Despite its retrograde pearl-clutching, the affidavit was enough to sway the judge. He allowed the prosecutors' group to join the case. New Approach's legal team suddenly found itself preparing for a mismatched battle against both attorneys representing the Secretary of State and an outside counsel representing the prosecutors.

The trial began September 19. Fittingly, it took place on East High Street, in a courthouse presided over by Cole County Circuit Judge Daniel Green.

John Payne took the stand for eight hours over the course of two days, contending with dual legal teams bent on cross-examining him into the ground. But he managed to hold his own on the minutiae of signature collection.

New Approach entered its evidence: 2,246 signatures that it believed had been wrongly invalidated — providing enough of a margin to squeak by the 2,242-signature shortfall in District 2. But the opposing attorneys gradually whittled away at New Approach's evidence. Some signatures turned out to be duplicates, reducing the number to 2,219. That left New Approach Missouri short 23 signatures.

The two sides volleyed back and forth. Even during the trial, as New Approach's volunteers continued to search the petitions in the hope of uncovering more valid signatures, the attorneys for the Secretary of State tag-teamed with the attorney representing the prosecutors; they were able to cut 200 more signatures from New Approach's evidence.

By the second day, New Approach's attorneys were desperate. Their last hope was to convince Judge Green to accept 500 invalidated signatures from registered voters who had mistakenly signed the wrong county form.

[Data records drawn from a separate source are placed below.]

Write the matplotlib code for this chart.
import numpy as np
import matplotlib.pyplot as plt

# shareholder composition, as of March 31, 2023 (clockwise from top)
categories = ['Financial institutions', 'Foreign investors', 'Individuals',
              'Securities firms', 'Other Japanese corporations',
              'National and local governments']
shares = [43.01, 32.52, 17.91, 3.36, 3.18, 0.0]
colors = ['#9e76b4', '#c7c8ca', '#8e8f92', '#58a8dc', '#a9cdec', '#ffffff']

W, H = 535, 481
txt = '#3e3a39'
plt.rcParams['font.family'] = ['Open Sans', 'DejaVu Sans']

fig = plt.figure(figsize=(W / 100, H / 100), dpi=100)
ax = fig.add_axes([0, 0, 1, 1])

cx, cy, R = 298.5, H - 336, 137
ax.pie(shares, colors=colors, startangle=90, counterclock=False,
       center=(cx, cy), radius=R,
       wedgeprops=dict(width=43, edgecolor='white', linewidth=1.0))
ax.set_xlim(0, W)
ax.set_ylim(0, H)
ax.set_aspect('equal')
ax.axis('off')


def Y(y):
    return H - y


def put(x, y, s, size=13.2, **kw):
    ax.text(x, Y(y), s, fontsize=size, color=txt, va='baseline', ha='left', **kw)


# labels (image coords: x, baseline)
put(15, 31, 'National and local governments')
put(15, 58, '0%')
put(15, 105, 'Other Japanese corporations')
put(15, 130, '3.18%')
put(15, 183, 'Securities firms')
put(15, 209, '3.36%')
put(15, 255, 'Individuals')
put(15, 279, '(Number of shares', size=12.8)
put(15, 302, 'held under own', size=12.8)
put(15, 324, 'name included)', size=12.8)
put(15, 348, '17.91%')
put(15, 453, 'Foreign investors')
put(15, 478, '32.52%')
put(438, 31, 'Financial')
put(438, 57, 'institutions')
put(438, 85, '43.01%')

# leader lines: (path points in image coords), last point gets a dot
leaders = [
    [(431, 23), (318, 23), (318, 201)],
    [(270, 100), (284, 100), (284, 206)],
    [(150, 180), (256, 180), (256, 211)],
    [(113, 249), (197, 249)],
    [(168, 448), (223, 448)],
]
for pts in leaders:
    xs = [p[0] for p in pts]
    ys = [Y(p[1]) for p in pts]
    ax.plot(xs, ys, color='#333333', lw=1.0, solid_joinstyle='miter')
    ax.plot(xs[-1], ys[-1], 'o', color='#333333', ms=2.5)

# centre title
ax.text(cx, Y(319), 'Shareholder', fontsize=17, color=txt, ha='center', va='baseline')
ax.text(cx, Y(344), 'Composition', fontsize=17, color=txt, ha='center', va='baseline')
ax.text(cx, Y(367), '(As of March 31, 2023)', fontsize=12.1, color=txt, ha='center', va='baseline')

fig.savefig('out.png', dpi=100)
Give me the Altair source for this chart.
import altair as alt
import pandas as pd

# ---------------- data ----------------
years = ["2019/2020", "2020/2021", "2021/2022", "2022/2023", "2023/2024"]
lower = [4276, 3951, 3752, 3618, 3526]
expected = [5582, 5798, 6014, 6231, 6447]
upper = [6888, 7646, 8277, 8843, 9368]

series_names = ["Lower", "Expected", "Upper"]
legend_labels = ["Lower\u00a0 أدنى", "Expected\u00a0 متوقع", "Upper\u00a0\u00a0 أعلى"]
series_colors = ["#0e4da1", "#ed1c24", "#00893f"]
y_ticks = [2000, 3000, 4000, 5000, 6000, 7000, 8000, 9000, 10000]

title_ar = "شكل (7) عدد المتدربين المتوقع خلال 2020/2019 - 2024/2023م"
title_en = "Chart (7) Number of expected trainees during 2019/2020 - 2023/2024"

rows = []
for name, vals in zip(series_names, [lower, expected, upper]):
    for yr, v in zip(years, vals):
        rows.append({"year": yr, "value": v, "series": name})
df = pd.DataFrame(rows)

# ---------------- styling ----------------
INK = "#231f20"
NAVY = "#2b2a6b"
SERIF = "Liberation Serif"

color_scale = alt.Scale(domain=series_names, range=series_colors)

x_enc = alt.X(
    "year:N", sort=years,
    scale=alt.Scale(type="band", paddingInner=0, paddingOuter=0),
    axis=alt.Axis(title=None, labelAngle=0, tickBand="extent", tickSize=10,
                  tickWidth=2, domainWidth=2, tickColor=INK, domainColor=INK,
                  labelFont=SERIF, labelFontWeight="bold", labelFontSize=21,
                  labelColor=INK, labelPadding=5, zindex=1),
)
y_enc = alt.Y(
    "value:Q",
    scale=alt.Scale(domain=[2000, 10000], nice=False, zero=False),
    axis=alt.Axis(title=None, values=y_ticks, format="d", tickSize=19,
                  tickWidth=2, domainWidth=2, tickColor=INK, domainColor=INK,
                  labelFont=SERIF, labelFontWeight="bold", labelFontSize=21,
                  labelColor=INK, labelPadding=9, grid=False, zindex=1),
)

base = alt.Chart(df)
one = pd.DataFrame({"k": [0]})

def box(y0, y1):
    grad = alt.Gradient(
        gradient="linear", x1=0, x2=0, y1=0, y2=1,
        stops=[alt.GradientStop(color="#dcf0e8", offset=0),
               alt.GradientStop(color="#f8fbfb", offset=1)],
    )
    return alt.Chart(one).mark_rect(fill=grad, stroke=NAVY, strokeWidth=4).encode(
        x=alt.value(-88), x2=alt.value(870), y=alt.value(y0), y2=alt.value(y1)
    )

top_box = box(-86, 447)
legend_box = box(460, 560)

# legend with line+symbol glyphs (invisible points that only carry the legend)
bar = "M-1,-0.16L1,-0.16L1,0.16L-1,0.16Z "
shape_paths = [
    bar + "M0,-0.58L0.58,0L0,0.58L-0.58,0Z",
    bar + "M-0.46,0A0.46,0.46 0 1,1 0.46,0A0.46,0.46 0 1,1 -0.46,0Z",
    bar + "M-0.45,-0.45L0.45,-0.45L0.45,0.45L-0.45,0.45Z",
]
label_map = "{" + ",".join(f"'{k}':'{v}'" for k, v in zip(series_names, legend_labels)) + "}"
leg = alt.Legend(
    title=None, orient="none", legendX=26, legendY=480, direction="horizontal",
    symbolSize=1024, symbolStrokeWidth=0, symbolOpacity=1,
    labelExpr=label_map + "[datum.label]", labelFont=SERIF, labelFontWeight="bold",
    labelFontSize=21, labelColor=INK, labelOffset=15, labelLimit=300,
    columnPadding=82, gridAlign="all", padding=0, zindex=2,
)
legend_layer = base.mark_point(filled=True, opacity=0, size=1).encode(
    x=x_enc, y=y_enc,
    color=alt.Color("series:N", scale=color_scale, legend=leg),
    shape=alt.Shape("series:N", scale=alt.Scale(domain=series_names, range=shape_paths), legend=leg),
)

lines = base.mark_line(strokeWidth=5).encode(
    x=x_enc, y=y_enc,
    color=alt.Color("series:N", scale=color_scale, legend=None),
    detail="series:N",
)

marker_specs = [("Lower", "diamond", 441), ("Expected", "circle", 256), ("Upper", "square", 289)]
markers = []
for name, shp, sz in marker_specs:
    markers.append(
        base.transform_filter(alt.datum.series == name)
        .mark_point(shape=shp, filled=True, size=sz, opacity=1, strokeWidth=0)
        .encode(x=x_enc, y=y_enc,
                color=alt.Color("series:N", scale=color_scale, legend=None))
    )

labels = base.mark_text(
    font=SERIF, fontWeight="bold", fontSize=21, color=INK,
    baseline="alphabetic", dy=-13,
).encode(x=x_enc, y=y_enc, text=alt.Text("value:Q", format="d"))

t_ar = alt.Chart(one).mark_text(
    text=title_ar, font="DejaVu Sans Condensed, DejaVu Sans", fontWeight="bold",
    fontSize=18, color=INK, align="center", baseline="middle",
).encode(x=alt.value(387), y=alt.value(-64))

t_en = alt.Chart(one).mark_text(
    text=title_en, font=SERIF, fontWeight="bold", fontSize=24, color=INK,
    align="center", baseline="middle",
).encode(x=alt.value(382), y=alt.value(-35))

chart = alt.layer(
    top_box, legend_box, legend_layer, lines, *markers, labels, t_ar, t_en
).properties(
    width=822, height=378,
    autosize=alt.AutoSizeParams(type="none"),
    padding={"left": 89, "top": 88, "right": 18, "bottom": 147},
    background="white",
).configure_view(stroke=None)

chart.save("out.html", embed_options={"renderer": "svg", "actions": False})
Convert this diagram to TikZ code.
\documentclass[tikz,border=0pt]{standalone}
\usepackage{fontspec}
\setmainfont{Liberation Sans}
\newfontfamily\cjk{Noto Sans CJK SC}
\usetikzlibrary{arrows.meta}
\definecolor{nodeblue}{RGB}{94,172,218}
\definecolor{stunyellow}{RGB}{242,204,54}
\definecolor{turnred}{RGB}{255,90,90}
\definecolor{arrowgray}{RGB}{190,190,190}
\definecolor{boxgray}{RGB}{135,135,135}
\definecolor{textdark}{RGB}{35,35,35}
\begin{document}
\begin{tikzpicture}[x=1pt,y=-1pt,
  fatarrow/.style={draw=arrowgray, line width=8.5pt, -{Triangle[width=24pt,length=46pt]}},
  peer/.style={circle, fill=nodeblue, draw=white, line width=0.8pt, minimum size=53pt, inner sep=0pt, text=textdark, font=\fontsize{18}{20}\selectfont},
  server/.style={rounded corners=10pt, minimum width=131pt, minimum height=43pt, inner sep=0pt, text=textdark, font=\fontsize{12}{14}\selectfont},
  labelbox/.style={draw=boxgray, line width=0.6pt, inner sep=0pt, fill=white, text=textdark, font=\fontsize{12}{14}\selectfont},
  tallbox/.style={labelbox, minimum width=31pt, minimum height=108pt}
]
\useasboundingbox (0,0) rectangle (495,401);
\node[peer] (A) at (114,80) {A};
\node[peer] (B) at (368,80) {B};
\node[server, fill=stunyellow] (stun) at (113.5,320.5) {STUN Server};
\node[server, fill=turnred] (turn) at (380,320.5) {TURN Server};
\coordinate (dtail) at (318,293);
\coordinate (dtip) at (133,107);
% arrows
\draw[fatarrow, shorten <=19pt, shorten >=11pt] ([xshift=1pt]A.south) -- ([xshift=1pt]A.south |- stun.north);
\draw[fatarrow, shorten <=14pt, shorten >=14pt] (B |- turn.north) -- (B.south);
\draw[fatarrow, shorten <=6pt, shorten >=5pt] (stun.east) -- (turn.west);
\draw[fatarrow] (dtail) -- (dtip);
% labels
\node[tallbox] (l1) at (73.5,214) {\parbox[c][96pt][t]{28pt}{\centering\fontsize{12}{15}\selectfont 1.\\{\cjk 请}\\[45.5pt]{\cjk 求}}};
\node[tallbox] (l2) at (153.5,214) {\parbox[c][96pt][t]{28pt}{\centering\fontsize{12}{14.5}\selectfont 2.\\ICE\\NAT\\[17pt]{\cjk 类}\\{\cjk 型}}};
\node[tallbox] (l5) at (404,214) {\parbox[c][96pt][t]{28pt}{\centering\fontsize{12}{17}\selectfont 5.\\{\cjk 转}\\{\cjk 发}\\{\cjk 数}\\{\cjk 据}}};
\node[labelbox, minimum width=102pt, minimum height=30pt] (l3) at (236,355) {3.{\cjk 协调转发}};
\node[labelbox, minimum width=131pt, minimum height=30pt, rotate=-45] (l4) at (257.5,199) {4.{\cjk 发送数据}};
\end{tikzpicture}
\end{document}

The Missouri constitution gives registered voters the right to support ballot initiatives, New Approach's lawyers argued. The mere use of a different county's form shouldn't strip them of that right.

The lawyers cited a 2010 case in which Judge Green's predecessor on the Cole County bench, Paul Wilson, ruled that state laws disqualifying the signatures of properly registered voters placed an "unconstitutional burden" on the initiative process, and violated the constitutional rights of those signing petitions. However, that ruling was limited to a single case, and so getting Judge Green to apply it here would take some persuasion.

The group was confident, says Bertrand. Along with Mizanskey and other volunteers who filled the courtroom, she'd watched the trial and Payne's testimony with bated breath.

"I think our luck just ran out," she says.

In the end, Judge Green rejected New Approach's arguments about the "wrong county" signatures. And that was it. There was no time to appeal, because absentee voting had to begin in just seven days.

With the trial concluded, it was truly over for medical marijuana in Missouri in 2016. After all the time and money, the only thing left for the local activists was heartbreak — and questions both about what went wrong in the past and the way forward in the future.